- **Given information**:
****************

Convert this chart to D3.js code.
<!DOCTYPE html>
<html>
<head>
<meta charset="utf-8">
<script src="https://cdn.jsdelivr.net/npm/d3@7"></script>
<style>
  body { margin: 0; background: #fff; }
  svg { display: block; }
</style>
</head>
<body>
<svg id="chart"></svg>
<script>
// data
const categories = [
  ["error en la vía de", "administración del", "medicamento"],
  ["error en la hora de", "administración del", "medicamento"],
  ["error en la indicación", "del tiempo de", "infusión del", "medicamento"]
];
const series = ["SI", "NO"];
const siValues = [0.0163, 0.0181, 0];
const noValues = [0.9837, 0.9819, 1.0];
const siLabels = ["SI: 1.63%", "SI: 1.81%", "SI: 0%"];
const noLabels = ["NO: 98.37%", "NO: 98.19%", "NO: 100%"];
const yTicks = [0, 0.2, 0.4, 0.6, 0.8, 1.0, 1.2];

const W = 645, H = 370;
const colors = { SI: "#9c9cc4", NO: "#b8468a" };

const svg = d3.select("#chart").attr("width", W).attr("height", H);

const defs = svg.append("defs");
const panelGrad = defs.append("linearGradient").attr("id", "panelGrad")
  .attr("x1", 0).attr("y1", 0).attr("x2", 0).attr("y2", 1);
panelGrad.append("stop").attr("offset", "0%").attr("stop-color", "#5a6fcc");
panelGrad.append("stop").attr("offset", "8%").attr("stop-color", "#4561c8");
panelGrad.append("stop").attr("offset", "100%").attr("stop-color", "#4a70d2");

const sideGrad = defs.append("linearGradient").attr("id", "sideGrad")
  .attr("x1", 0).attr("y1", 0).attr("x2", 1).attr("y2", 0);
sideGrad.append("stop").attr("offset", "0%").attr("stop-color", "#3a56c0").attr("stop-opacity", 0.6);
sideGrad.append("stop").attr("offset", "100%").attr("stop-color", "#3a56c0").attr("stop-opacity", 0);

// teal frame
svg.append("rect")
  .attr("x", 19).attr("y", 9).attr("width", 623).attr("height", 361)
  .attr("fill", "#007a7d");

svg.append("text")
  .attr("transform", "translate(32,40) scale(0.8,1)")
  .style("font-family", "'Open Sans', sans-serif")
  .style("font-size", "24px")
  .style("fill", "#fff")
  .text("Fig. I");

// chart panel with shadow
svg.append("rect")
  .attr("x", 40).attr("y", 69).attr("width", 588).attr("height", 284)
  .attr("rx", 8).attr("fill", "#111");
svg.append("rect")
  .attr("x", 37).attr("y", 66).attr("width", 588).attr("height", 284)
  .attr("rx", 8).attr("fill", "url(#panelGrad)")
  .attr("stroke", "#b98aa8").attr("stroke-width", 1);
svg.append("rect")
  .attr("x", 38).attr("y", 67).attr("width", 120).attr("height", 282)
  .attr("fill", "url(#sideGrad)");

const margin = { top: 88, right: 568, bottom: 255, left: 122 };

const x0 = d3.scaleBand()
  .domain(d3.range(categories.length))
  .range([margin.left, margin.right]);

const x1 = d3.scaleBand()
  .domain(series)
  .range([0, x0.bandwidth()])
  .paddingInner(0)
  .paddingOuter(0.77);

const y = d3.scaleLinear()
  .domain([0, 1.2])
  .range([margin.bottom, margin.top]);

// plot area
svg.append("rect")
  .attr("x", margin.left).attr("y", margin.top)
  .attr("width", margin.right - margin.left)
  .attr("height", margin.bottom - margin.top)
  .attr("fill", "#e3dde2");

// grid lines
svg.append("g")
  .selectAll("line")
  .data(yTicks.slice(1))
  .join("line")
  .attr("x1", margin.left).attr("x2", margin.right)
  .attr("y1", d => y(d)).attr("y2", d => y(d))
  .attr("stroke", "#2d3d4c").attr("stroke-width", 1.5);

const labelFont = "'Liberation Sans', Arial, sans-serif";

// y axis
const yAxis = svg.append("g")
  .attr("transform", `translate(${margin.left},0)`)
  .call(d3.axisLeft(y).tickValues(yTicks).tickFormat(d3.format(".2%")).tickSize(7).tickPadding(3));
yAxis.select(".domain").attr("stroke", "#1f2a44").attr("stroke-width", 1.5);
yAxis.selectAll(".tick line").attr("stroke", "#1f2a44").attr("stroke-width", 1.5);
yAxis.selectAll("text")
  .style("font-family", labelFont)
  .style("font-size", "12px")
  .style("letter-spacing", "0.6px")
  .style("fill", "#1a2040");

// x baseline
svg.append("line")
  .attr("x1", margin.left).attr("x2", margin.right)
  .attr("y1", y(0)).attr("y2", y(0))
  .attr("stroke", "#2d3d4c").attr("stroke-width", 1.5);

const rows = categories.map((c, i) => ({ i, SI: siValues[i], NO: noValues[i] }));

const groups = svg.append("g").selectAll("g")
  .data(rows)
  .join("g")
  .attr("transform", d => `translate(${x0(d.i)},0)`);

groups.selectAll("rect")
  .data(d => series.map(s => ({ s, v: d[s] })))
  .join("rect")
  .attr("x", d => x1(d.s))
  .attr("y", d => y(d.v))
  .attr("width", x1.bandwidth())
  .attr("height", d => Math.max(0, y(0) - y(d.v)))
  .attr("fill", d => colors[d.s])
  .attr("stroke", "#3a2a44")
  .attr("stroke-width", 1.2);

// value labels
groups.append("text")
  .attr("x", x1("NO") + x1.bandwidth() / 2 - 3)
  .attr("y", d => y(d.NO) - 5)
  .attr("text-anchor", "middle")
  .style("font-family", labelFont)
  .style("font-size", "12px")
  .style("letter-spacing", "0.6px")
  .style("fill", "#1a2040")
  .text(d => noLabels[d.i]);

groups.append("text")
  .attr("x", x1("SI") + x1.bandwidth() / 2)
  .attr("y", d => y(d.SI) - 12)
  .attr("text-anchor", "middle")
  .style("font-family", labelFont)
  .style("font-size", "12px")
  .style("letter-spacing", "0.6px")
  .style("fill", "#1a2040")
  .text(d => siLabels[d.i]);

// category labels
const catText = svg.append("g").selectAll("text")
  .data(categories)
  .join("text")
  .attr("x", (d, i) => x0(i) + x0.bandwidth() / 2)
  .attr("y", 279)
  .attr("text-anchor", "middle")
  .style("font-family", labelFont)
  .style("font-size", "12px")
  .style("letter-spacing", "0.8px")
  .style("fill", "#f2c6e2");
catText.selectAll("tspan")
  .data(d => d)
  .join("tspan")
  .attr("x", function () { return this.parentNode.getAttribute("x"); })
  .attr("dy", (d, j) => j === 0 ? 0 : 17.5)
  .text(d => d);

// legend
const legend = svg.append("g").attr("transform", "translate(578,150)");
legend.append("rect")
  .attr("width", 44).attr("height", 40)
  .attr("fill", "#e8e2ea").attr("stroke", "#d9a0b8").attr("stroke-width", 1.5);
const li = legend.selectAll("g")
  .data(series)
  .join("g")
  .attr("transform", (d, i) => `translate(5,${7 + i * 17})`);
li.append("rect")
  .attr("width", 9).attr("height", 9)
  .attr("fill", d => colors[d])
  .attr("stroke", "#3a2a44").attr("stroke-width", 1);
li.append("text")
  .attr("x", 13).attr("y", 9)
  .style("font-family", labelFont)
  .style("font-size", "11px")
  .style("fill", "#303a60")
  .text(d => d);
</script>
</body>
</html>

****************

- **Instructions to follow**: Please output the complete data exactly.

- **Reply**:
Convert this chart to D3.js code.
<!DOCTYPE html>
<html>
<head>
<meta charset="utf-8">
<script src="https://cdn.jsdelivr.net/npm/d3@7"></script>
<style>
  body { margin: 0; background: #fff; }
  svg { display: block; }
</style>
</head>
<body>
<svg id="chart"></svg>
<script>
// data
const categories = [
  ["error en la vía de", "administración del", "medicamento"],
  ["error en la hora de", "administración del", "medicamento"],
  ["error en la indicación", "del tiempo de", "infusión del", "medicamento"]
];
const series = ["SI", "NO"];
const siValues = [0.0163, 0.0181, 0];
const noValues = [0.9837, 0.9819, 1.0];
const siLabels = ["SI: 1.63%", "SI: 1.81%", "SI: 0%"];
const noLabels = ["NO: 98.37%", "NO: 98.19%", "NO: 100%"];
const yTicks = [0, 0.2, 0.4, 0.6, 0.8, 1.0, 1.2];

const W = 645, H = 370;
const colors = { SI: "#9c9cc4", NO: "#b8468a" };

const svg = d3.select("#chart").attr("width", W).attr("height", H);

const defs = svg.append("defs");
const panelGrad = defs.append("linearGradient").attr("id", "panelGrad")
  .attr("x1", 0).attr("y1", 0).attr("x2", 0).attr("y2", 1);
panelGrad.append("stop").attr("offset", "0%").attr("stop-color", "#5a6fcc");
panelGrad.append("stop").attr("offset", "8%").attr("stop-color", "#4561c8");
panelGrad.append("stop").attr("offset", "100%").attr("stop-color", "#4a70d2");

const sideGrad = defs.append("linearGradient").attr("id", "sideGrad")
  .attr("x1", 0).attr("y1", 0).attr("x2", 1).attr("y2", 0);
sideGrad.append("stop").attr("offset", "0%").attr("stop-color", "#3a56c0").attr("stop-opacity", 0.6);
sideGrad.append("stop").attr("offset", "100%").attr("stop-color", "#3a56c0").attr("stop-opacity", 0);

// teal frame
svg.append("rect")
  .attr("x", 19).attr("y", 9).attr("width", 623).attr("height", 361)
  .attr("fill", "#007a7d");

svg.append("text")
  .attr("transform", "translate(32,40) scale(0.8,1)")
  .style("font-family", "'Open Sans', sans-serif")
  .style("font-size", "24px")
  .style("fill", "#fff")
  .text("Fig. I");

// chart panel with shadow
svg.append("rect")
  .attr("x", 40).attr("y", 69).attr("width", 588).attr("height", 284)
  .attr("rx", 8).attr("fill", "#111");
svg.append("rect")
  .attr("x", 37).attr("y", 66).attr("width", 588).attr("height", 284)
  .attr("rx", 8).attr("fill", "url(#panelGrad)")
  .attr("stroke", "#b98aa8").attr("stroke-width", 1);
svg.append("rect")
  .attr("x", 38).attr("y", 67).attr("width", 120).attr("height", 282)
  .attr("fill", "url(#sideGrad)");

const margin = { top: 88, right: 568, bottom: 255, left: 122 };

const x0 = d3.scaleBand()
  .domain(d3.range(categories.length))
  .range([margin.left, margin.right]);

const x1 = d3.scaleBand()
  .domain(series)
  .range([0, x0.bandwidth()])
  .paddingInner(0)
  .paddingOuter(0.77);

const y = d3.scaleLinear()
  .domain([0, 1.2])
  .range([margin.bottom, margin.top]);

// plot area
svg.append("rect")
  .attr("x", margin.left).attr("y", margin.top)
  .attr("width", margin.right - margin.left)
  .attr("height", margin.bottom - margin.top)
  .attr("fill", "#e3dde2");

// grid lines
svg.append("g")
  .selectAll("line")
  .data(yTicks.slice(1))
  .join("line")
  .attr("x1", margin.left).attr("x2", margin.right)
  .attr("y1", d => y(d)).attr("y2", d => y(d))
  .attr("stroke", "#2d3d4c").attr("stroke-width", 1.5);

const labelFont = "'Liberation Sans', Arial, sans-serif";

// y axis
const yAxis = svg.append("g")
  .attr("transform", `translate(${margin.left},0)`)
  .call(d3.axisLeft(y).tickValues(yTicks).tickFormat(d3.format(".2%")).tickSize(7).tickPadding(3));
yAxis.select(".domain").attr("stroke", "#1f2a44").attr("stroke-width", 1.5);
yAxis.selectAll(".tick line").attr("stroke", "#1f2a44").attr("stroke-width", 1.5);
yAxis.selectAll("text")
  .style("font-family", labelFont)
  .style("font-size", "12px")
  .style("letter-spacing", "0.6px")
  .style("fill", "#1a2040");

// x baseline
svg.append("line")
  .attr("x1", margin.left).attr("x2", margin.right)
  .attr("y1", y(0)).attr("y2", y(0))
  .attr("stroke", "#2d3d4c").attr("stroke-width", 1.5);

const rows = categories.map((c, i) => ({ i, SI: siValues[i], NO: noValues[i] }));

const groups = svg.append("g").selectAll("g")
  .data(rows)
  .join("g")
  .attr("transform", d => `translate(${x0(d.i)},0)`);

groups.selectAll("rect")
  .data(d => series.map(s => ({ s, v: d[s] })))
  .join("rect")
  .attr("x", d => x1(d.s))
  .attr("y", d => y(d.v))
  .attr("width", x1.bandwidth())
  .attr("height", d => Math.max(0, y(0) - y(d.v)))
  .attr("fill", d => colors[d.s])
  .attr("stroke", "#3a2a44")
  .attr("stroke-width", 1.2);

// value labels
groups.append("text")
  .attr("x", x1("NO") + x1.bandwidth() / 2 - 3)
  .attr("y", d => y(d.NO) - 5)
  .attr("text-anchor", "middle")
  .style("font-family", labelFont)
  .style("font-size", "12px")
  .style("letter-spacing", "0.6px")
  .style("fill", "#1a2040")
  .text(d => noLabels[d.i]);

groups.append("text")
  .attr("x", x1("SI") + x1.bandwidth() / 2)
  .attr("y", d => y(d.SI) - 12)
  .attr("text-anchor", "middle")
  .style("font-family", labelFont)
  .style("font-size", "12px")
  .style("letter-spacing", "0.6px")
  .style("fill", "#1a2040")
  .text(d => siLabels[d.i]);

// category labels
const catText = svg.append("g").selectAll("text")
  .data(categories)
  .join("text")
  .attr("x", (d, i) => x0(i) + x0.bandwidth() / 2)
  .attr("y", 279)
  .attr("text-anchor", "middle")
  .style("font-family", labelFont)
  .style("font-size", "12px")
  .style("letter-spacing", "0.8px")
  .style("fill", "#f2c6e2");
catText.selectAll("tspan")
  .data(d => d)
  .join("tspan")
  .attr("x", function () { return this.parentNode.getAttribute("x"); })
  .attr("dy", (d, j) => j === 0 ? 0 : 17.5)
  .text(d => d);

// legend
const legend = svg.append("g").attr("transform", "translate(578,150)");
legend.append("rect")
  .attr("width", 44).attr("height", 40)
  .attr("fill", "#e8e2ea").attr("stroke", "#d9a0b8").attr("stroke-width", 1.5);
const li = legend.selectAll("g")
  .data(series)
  .join("g")
  .attr("transform", (d, i) => `translate(5,${7 + i * 17})`);
li.append("rect")
  .attr("width", 9).attr("height", 9)
  .attr("fill", d => colors[d])
  .attr("stroke", "#3a2a44").attr("stroke-width", 1);
li.append("text")
  .attr("x", 13).attr("y", 9)
  .style("font-family", labelFont)
  .style("font-size", "11px")
  .style("fill", "#303a60")
  .text(d => d);
</script>
</body>
</html>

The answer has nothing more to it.